DATA SHOWN ::

########

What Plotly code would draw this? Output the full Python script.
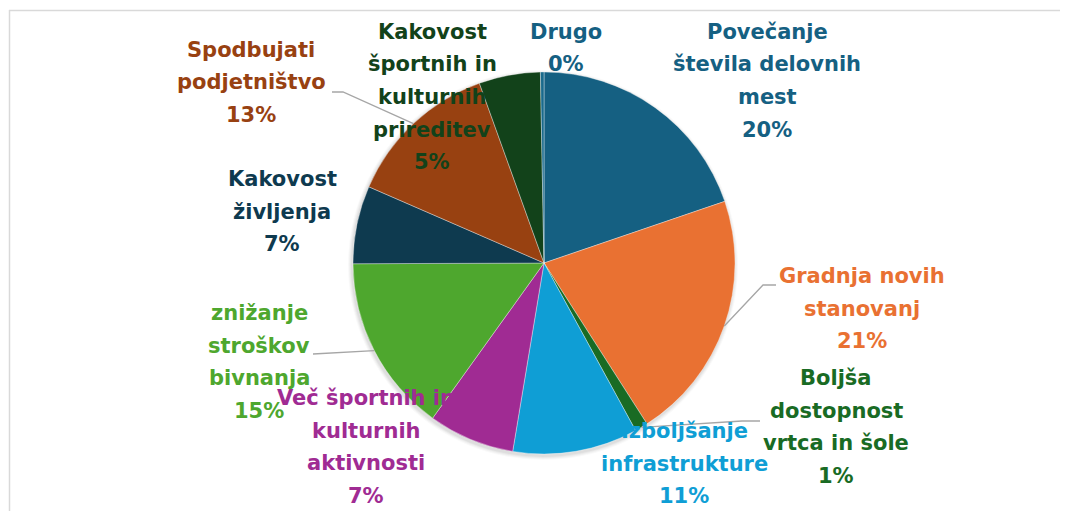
import math
import plotly.graph_objects as go

# ---------------- data ----------------
categories = [
    "Povečanje števila delovnih mest",
    "Gradnja novih stanovanj",
    "Boljša dostopnost vrtca in šole",
    "Izboljšanje infrastrukture",
    "Več športnih in kulturnih aktivnosti",
    "znižanje stroškov bivnanja",
    "Kakovost življenja",
    "Spodbujati podjetništvo",
    "Kakovost športnih in kulturnih prireditev",
    "Drugo",
]
shares = [19.8, 21.2, 1.1, 10.6, 7.3, 15.05, 6.6, 13.0, 5.2, 0.3]
label_lines = [
    ["Povečanje", "števila delovnih", "mest"],
    ["Gradnja novih", "stanovanj"],
    ["Boljša", "dostopnost", "vrtca in šole"],
    ["Izboljšanje", "infrastrukture"],
    ["Več športnih in", "kulturnih", "aktivnosti"],
    ["znižanje", "stroškov", "bivnanja"],
    ["Kakovost", "življenja"],
    ["Spodbujati", "podjetništvo"],
    ["Kakovost", "športnih in", "kulturnih", "prireditev"],
    ["Drugo"],
]
slice_colors = ["#156082", "#e97132", "#196b24", "#0f9ed5", "#a02b93",
                "#4ea72e", "#0e3a4f", "#984111", "#12421a", "#1a6a8c"]
text_colors = ["#156082", "#e97132", "#196b24", "#0f9ed5", "#a02b93",
               "#4ea72e", "#0e3a4f", "#984111", "#12421a", "#156082"]

# ---------------- layout constants (pixels, page coords incl. 8px body margin) ----------------
W, H = 1068, 511
OFF = 8
CX, CY, R = 544, 263, 191
label_pos = [(767, 32), (862, 276), (836, 378), (684, 431), (366, 398),
             (259, 313), (282, 179), (251, 50), (432, 32), (566, 32)]
LINE_H = 32.5
FONT = "DejaVu Sans"
FSIZE = 21


def px(x):
    return (x - OFF) / W


def py(y):
    return 1 - (y - OFF) / H


fig = go.Figure()
fig.add_trace(go.Pie(
    labels=categories,
    values=shares,
    sort=False,
    direction="clockwise",
    rotation=0,
    marker=dict(colors=slice_colors, line=dict(color="rgba(255,255,255,0.6)", width=0.6)),
    textinfo="none",
    hoverinfo="label+percent",
    showlegend=False,
    domain=dict(x=[px(CX - R), px(CX + R)], y=[py(CY + R), py(CY - R)]),
))

total = sum(shares)
annotations = []
for i, lines in enumerate(label_lines):
    pct = f"{round(shares[i] / total * 100):d}%"
    all_lines = lines + [pct]
    x0, y0 = label_pos[i]
    for j, t in enumerate(all_lines):
        annotations.append(dict(
            x=px(x0), y=py(y0 + j * LINE_H), xref="paper", yref="paper",
            text=f"<b>{t}</b>", showarrow=False, xanchor="center", yanchor="middle",
            font=dict(family=FONT, size=FSIZE, color=text_colors[i]),
        ))

# slice mid-angle edge points computed from the data
cum = 0
mid_pts = []
for v in shares:
    a = (cum + v / 2) / total * 2 * math.pi
    mid_pts.append((CX + R * math.sin(a), CY - R * math.cos(a)))
    cum += v

leaders = {7: [(332, 92), (343, 92)],
           1: [(776, 285), (763, 285)],
           2: [(760, 421), (742, 421)],
           5: [(313, 354)]}
shapes = []
# soft shadow behind pie
for k, a in enumerate([0.025, 0.03, 0.035, 0.04]):
    rr = R + 4 - k
    shapes.append(dict(type="circle", xref="paper", yref="paper", layer="below",
                       x0=px(CX - rr - 1), x1=px(CX + rr - 1), y0=py(CY + rr + 2), y1=py(CY - rr + 2),
                       fillcolor=f"rgba(0,0,0,{a})", line=dict(width=0)))
for i, pts in leaders.items():
    all_pts = pts + [mid_pts[i]]
    path = "M " + " L ".join(f"{px(x)},{py(y)}" for x, y in all_pts)
    shapes.append(dict(type="path", path=path, xref="paper", yref="paper",
                       line=dict(color="#a6a6a6", width=1.3)))

# chart frame
shapes.append(dict(type="line", xref="paper", yref="paper", x0=px(9), x1=1, y0=py(10.5), y1=py(10.5),
                   line=dict(color="#d9d9d9", width=1.5)))
shapes.append(dict(type="line", xref="paper", yref="paper", x0=px(9.5), x1=px(9.5), y0=0, y1=py(10),
                   line=dict(color="#d9d9d9", width=1.5)))

fig.update_layout(
    width=W, height=H,
    margin=dict(l=0, r=0, t=0, b=0),
    paper_bgcolor="white", plot_bgcolor="white",
    annotations=annotations, shapes=shapes,
)
fig.write_html("out.html")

########

WRITTEN INSTRUCTION ::
With the pictures left out, transcribe the material exactly.

WRITTEN RESPONSE ::
What Plotly code would draw this? Output the full Python script.
import math
import plotly.graph_objects as go

# ---------------- data ----------------
categories = [
    "Povečanje števila delovnih mest",
    "Gradnja novih stanovanj",
    "Boljša dostopnost vrtca in šole",
    "Izboljšanje infrastrukture",
    "Več športnih in kulturnih aktivnosti",
    "znižanje stroškov bivnanja",
    "Kakovost življenja",
    "Spodbujati podjetništvo",
    "Kakovost športnih in kulturnih prireditev",
    "Drugo",
]
shares = [19.8, 21.2, 1.1, 10.6, 7.3, 15.05, 6.6, 13.0, 5.2, 0.3]
label_lines = [
    ["Povečanje", "števila delovnih", "mest"],
    ["Gradnja novih", "stanovanj"],
    ["Boljša", "dostopnost", "vrtca in šole"],
    ["Izboljšanje", "infrastrukture"],
    ["Več športnih in", "kulturnih", "aktivnosti"],
    ["znižanje", "stroškov", "bivnanja"],
    ["Kakovost", "življenja"],
    ["Spodbujati", "podjetništvo"],
    ["Kakovost", "športnih in", "kulturnih", "prireditev"],
    ["Drugo"],
]
slice_colors = ["#156082", "#e97132", "#196b24", "#0f9ed5", "#a02b93",
                "#4ea72e", "#0e3a4f", "#984111", "#12421a", "#1a6a8c"]
text_colors = ["#156082", "#e97132", "#196b24", "#0f9ed5", "#a02b93",
               "#4ea72e", "#0e3a4f", "#984111", "#12421a", "#156082"]

# ---------------- layout constants (pixels, page coords incl. 8px body margin) ----------------
W, H = 1068, 511
OFF = 8
CX, CY, R = 544, 263, 191
label_pos = [(767, 32), (862, 276), (836, 378), (684, 431), (366, 398),
             (259, 313), (282, 179), (251, 50), (432, 32), (566, 32)]
LINE_H = 32.5
FONT = "DejaVu Sans"
FSIZE = 21


def px(x):
    return (x - OFF) / W


def py(y):
    return 1 - (y - OFF) / H


fig = go.Figure()
fig.add_trace(go.Pie(
    labels=categories,
    values=shares,
    sort=False,
    direction="clockwise",
    rotation=0,
    marker=dict(colors=slice_colors, line=dict(color="rgba(255,255,255,0.6)", width=0.6)),
    textinfo="none",
    hoverinfo="label+percent",
    showlegend=False,
    domain=dict(x=[px(CX - R), px(CX + R)], y=[py(CY + R), py(CY - R)]),
))

total = sum(shares)
annotations = []
for i, lines in enumerate(label_lines):
    pct = f"{round(shares[i] / total * 100):d}%"
    all_lines = lines + [pct]
    x0, y0 = label_pos[i]
    for j, t in enumerate(all_lines):
        annotations.append(dict(
            x=px(x0), y=py(y0 + j * LINE_H), xref="paper", yref="paper",
            text=f"<b>{t}</b>", showarrow=False, xanchor="center", yanchor="middle",
            font=dict(family=FONT, size=FSIZE, color=text_colors[i]),
        ))

# slice mid-angle edge points computed from the data
cum = 0
mid_pts = []
for v in shares:
    a = (cum + v / 2) / total * 2 * math.pi
    mid_pts.append((CX + R * math.sin(a), CY - R * math.cos(a)))
    cum += v

leaders = {7: [(332, 92), (343, 92)],
           1: [(776, 285), (763, 285)],
           2: [(760, 421), (742, 421)],
           5: [(313, 354)]}
shapes = []
# soft shadow behind pie
for k, a in enumerate([0.025, 0.03, 0.035, 0.04]):
    rr = R + 4 - k
    shapes.append(dict(type="circle", xref="paper", yref="paper", layer="below",
                       x0=px(CX - rr - 1), x1=px(CX + rr - 1), y0=py(CY + rr + 2), y1=py(CY - rr + 2),
                       fillcolor=f"rgba(0,0,0,{a})", line=dict(width=0)))
for i, pts in leaders.items():
    all_pts = pts + [mid_pts[i]]
    path = "M " + " L ".join(f"{px(x)},{py(y)}" for x, y in all_pts)
    shapes.append(dict(type="path", path=path, xref="paper", yref="paper",
                       line=dict(color="#a6a6a6", width=1.3)))

# chart frame
shapes.append(dict(type="line", xref="paper", yref="paper", x0=px(9), x1=1, y0=py(10.5), y1=py(10.5),
                   line=dict(color="#d9d9d9", width=1.5)))
shapes.append(dict(type="line", xref="paper", yref="paper", x0=px(9.5), x1=px(9.5), y0=0, y1=py(10),
                   line=dict(color="#d9d9d9", width=1.5)))

fig.update_layout(
    width=W, height=H,
    margin=dict(l=0, r=0, t=0, b=0),
    paper_bgcolor="white", plot_bgcolor="white",
    annotations=annotations, shapes=shapes,
)
fig.write_html("out.html")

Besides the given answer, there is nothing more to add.